Polar Bear Club Shirt

The good people at Camp Tannadoonah who always accept everything I say from a design consulting perspective with absolutely no hair pulling, wailing or gnashing of teeth recently directed me to “draw a Polar Bear for a T-shirt design.” Projects like this remind me of why I enjoy being a designer. Whether or not it’s the best single-color vector Polar Bear you’ve ever seen is, in this case, subordinate to the fact that it was really really fun. I can’t wait for these shirts to come out so I can proudly wear one around until I wear holes in it.

The design was done in Illustrator. I built from this pencil sketch:

I generally sketch on a section of a long roll of cheap tracing paper. It takes the pressure off to come up with a perfect sketch because you can always rip of another sheet and trace over it if you mess up. Also the paper kind of carries with it the idea that, under no circumstances are we producing a show piece here. It’s crappy paper, it’s not going to last. That reduces some of the pressure to be an anal perfectionist as well.

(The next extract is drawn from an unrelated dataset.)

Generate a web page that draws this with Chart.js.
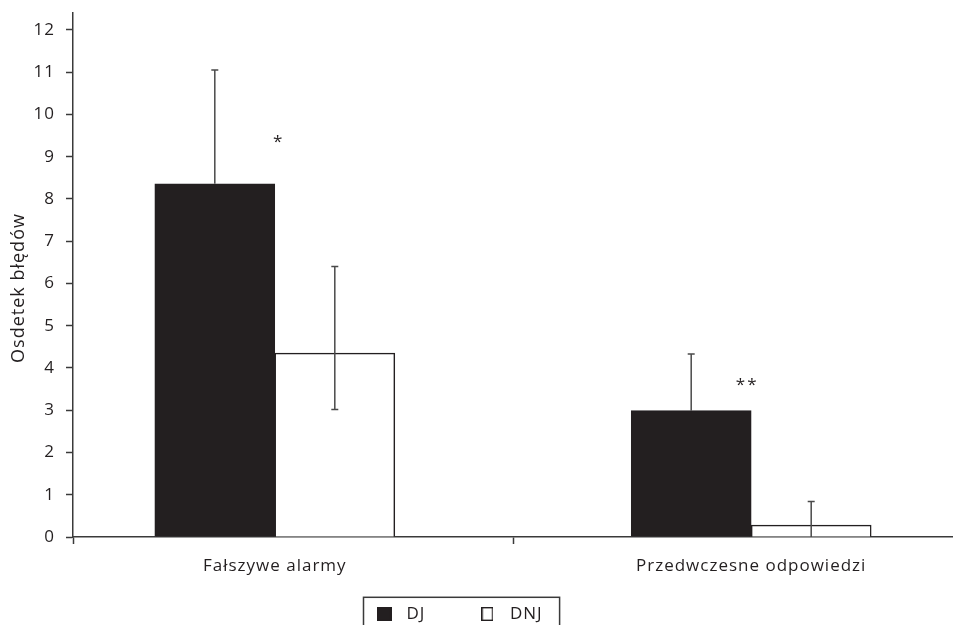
<!DOCTYPE html>
<html>
<head>
<meta charset="utf-8">
<script src="https://cdn.jsdelivr.net/npm/chart.js@4.4.1/dist/chart.umd.min.js"></script>
<style>
  html, body { margin: 0; padding: 0; overflow: hidden; background: #fff; }
</style>
</head>
<body>
<canvas id="chart" width="953" height="740"></canvas>
<script>
// categories and series
const categories = ['Fałszywe alarmy', 'Przedwczesne odpowiedzi'];
const seriesNames = ['DJ', 'DNJ'];

// means
const djValues = [8.36, 2.99];
const dnjValues = [4.35, 0.28];

// error bar ends (upper / lower)
const djUpper = [11.05, 4.33];
const djLower = [8.36, 2.99];
const dnjUpper = [6.40, 0.84];
const dnjLower = [3.02, 0];

// significance marks
const sigMarks = ['*', '**'];
const sigLevels = [9.4, 3.65];

const axisColor = '#3a3a3a';
const inkColor = '#231f20';
const plotBottom = 537;

Chart.defaults.font.family = "'Open Sans', sans-serif";
Chart.defaults.color = inkColor;

// small legend swatches
function swatch(w, h, fill) {
  const c = document.createElement('canvas');
  c.width = w; c.height = h;
  const g = c.getContext('2d');
  g.fillStyle = fill;
  g.fillRect(0, 0, w, h);
  g.strokeStyle = inkColor;
  g.lineWidth = 1.4;
  g.strokeRect(0.7, 0.7, w - 1.4, h - 1.4);
  return c;
}

// the source font is set a little wide
const spacing = {
  id: 'spacing',
  beforeUpdate(chart) { chart.ctx.letterSpacing = '1px'; },
  beforeDraw(chart) { chart.ctx.letterSpacing = '1px'; }
};

// y title sits a bit lower than the axis middle
const titleNudge = {
  id: 'titleNudge',
  afterUpdate(chart) {
    const s = chart.scales.y;
    if (s._nudged) return;
    const orig = s.drawTitle.bind(s);
    s.drawTitle = function () {
      chart.ctx.save();
      chart.ctx.translate(0, 13);
      orig();
      chart.ctx.restore();
    };
    s._nudged = true;
  }
};

const errorBars = {
  id: 'errorBars',
  afterDatasetsDraw(chart) {
    const ctx = chart.ctx;
    const y = chart.scales.y;
    chart.data.datasets.forEach((ds, di) => {
      const meta = chart.getDatasetMeta(di);
      meta.data.forEach((bar, i) => {
        const top = y.getPixelForValue(ds.errUpper[i]);
        const bottom = y.getPixelForValue(ds.errLower[i]);
        ctx.save();
        ctx.strokeStyle = '#4a4a4a';
        ctx.lineWidth = 1.5;
        ctx.beginPath();
        ctx.moveTo(bar.x, top);
        ctx.lineTo(bar.x, bottom);
        ctx.moveTo(bar.x - 3.5, top);
        ctx.lineTo(bar.x + 3.5, top);
        if (ds.errLower[i] > 0 && ds.errLower[i] < ds.data[i].y) {
          ctx.moveTo(bar.x - 3.5, bottom);
          ctx.lineTo(bar.x + 3.5, bottom);
        }
        ctx.stroke();
        ctx.restore();
      });
    });
  }
};

const sigShift = [4, -4];
const sigLabels = {
  id: 'sigLabels',
  afterDatasetsDraw(chart) {
    const ctx = chart.ctx;
    const x = chart.scales.x, y = chart.scales.y;
    ctx.save();
    ctx.fillStyle = inkColor;
    ctx.font = "17px 'Open Sans', sans-serif";
    ctx.letterSpacing = '2px';
    ctx.textAlign = 'center';
    ctx.textBaseline = 'middle';
    sigMarks.forEach((m, i) => {
      ctx.fillText(m, x.getPixelForValue(i) + sigShift[i], y.getPixelForValue(sigLevels[i]) + 2);
    });
    ctx.restore();
  }
};

// move legend to its spot under the axis and frame it
const legendFrame = {
  id: 'legendFrame',
  afterUpdate(chart) {
    const lg = chart.legend;
    const hb = lg.legendHitBoxes;
    if (!hb || !hb.length) return;
    const dx = 370 - hb[0].left;
    const dy = 605.5 - hb[0].top;
    lg.left += dx; lg.right += dx;
    lg.top += dy; lg.bottom += dy;
    hb.forEach(h => { h.left += dx; h.top += dy; });
  },
  afterDraw(chart) {
    const hb = chart.legend.legendHitBoxes;
    if (!hb || !hb.length) return;
    const last = hb[hb.length - 1];
    const ctx = chart.ctx;
    ctx.save();
    ctx.strokeStyle = axisColor;
    ctx.lineWidth = 1.5;
    const left = hb[0].left - 6.5;
    const right = last.left + last.width + 17;
    const top = hb[0].top - 8.2;
    ctx.strokeRect(left, top, right - left, 60);
    ctx.restore();
  }
};

const ctx = document.getElementById('chart').getContext('2d');
new Chart(ctx, {
  type: 'bar',
  data: {
    datasets: [
      {
        label: seriesNames[0],
        data: djValues.map((v, i) => ({ x: i, y: v })),
        errUpper: djUpper,
        errLower: djLower,
        backgroundColor: inkColor,
        borderColor: inkColor,
        borderWidth: 1.5,
        pointStyle: swatch(15, 14, inkColor)
      },
      {
        label: seriesNames[1],
        data: dnjValues.map((v, i) => ({ x: i, y: v })),
        errUpper: dnjUpper,
        errLower: dnjLower,
        backgroundColor: '#ffffff',
        borderColor: inkColor,
        borderWidth: 1.5,
        pointStyle: swatch(12, 14, '#ffffff')
      }
    ]
  },
  options: {
    responsive: false,
    animation: false,
    barThickness: 120,
    layout: { padding: { top: 13, right: 0, left: 0, bottom: 0 } },
    plugins: {
      legend: {
        position: 'bottom',
        labels: {
          usePointStyle: true,
          pointStyleWidth: 28,
          boxHeight: 14,
          padding: 48,
          font: { size: 17 },
          color: inkColor
        }
      },
      tooltip: { enabled: false }
    },
    scales: {
      x: {
        type: 'linear',
        offset: false,
        min: -0.4236,
        max: 1.4236,
        afterFit(scale) {
          scale.height = scale.chart.height - plotBottom - scale.chart.legend.height;
        },
        afterBuildTicks(scale) {
          scale.ticks = [{ value: -0.4236 }, { value: 0 }, { value: 0.5 }, { value: 1 }];
        },
        ticks: {
          autoSkip: false,
          maxRotation: 0,
          padding: 12,
          font: { size: 17 },
          callback: (v) => (Number.isInteger(v) ? categories[v] : '')
        },
        grid: {
          offset: false,
          drawOnChartArea: false,
          tickLength: 7,
          tickWidth: 1.5,
          tickColor: (c) => (c.tick && (c.tick.value === 0.5 || c.tick.value < 0) ? axisColor : 'rgba(0,0,0,0)')
        },
        border: { color: axisColor, width: 1.5 }
      },
      y: {
        min: 0,
        max: 12.4,
        afterFit(scale) {
          scale.width = 73;
          scale.paddingTop = 0;
        },
        ticks: {
          stepSize: 1,
          includeBounds: false,
          padding: 11,
          font: { size: 17 }
        },
        grid: {
          drawOnChartArea: false,
          tickLength: 7,
          tickWidth: 1.5,
          tickColor: axisColor
        },
        border: { color: axisColor, width: 1.5 },
        title: {
          display: true,
          text: 'Osdetek błędów',
          font: { size: 18 },
          padding: { top: 8, bottom: 0 }
        }
      }
    }
  },
  plugins: [spacing, titleNudge, errorBars, sigLabels, legendFrame]
});
</script>
</body>
</html>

I don’t have a scanner so I literally took a snap with my Nikon D40, used Photoshop to convert to grayscale and then used adjustment layers to lighten the image up and bump the contrast a bit. I save files like this out as .tiff when I’m going to be using them in Illustrator. I’m pretty sure I do this because .tiffs end up full resolution when placed in Illustrator. (The truth I do it because that’s how I’ve always done it, but I think that resolution is why i started doing it).

Clearly, the sketch is too detailed (even as loose as it is) to make a good t-shirt. I’m going to be relying on a screen printer to reproduce this, and I’d prefer not to give the poor guy a migraine, so my illustration has to be designed with screen printing in mind. That means no little tiny hair lines, no gradients, etcetera. One ink, big thick lines.

I drew the basic outline shapes with the pen tool and bumped the stroke weight up to thicken them, then drew in the white area of the bear behind the stroke outlines. I expanded the strokes. This is the result in outline preview:

The thick, double outline is the expanded stroke. The rough, jagged line that runs all the way around the bear shape is the white fill area in the background. I can further refine this shape, so that I’m providing one, easy to print vector to my printer though. Ideally, I want to send him one solid white shape with no extra vectors to add complexity. The first step is to use the Pathfinder to merge the ice cube shape and the white background of the bear into one shape. Then I select this newly created white shape and the blue expanded outlines (making sure that the outlines are on top). Use pathfinder one more time to take the expanded outlines and use them to clip the white shape underneath. Below is the result:

Much simpler. Much easier for anyone with a basic knowledge of Illustrator to open and immediately understand. A designer’s life is made so much easier when he isn’t putting unnecessary hurdles in the path of his production vendors. At this point, if you’re really anal (as I am) the one thing that’s left is to use pathfinder to take the eyes and nose and clip them out of our white shape.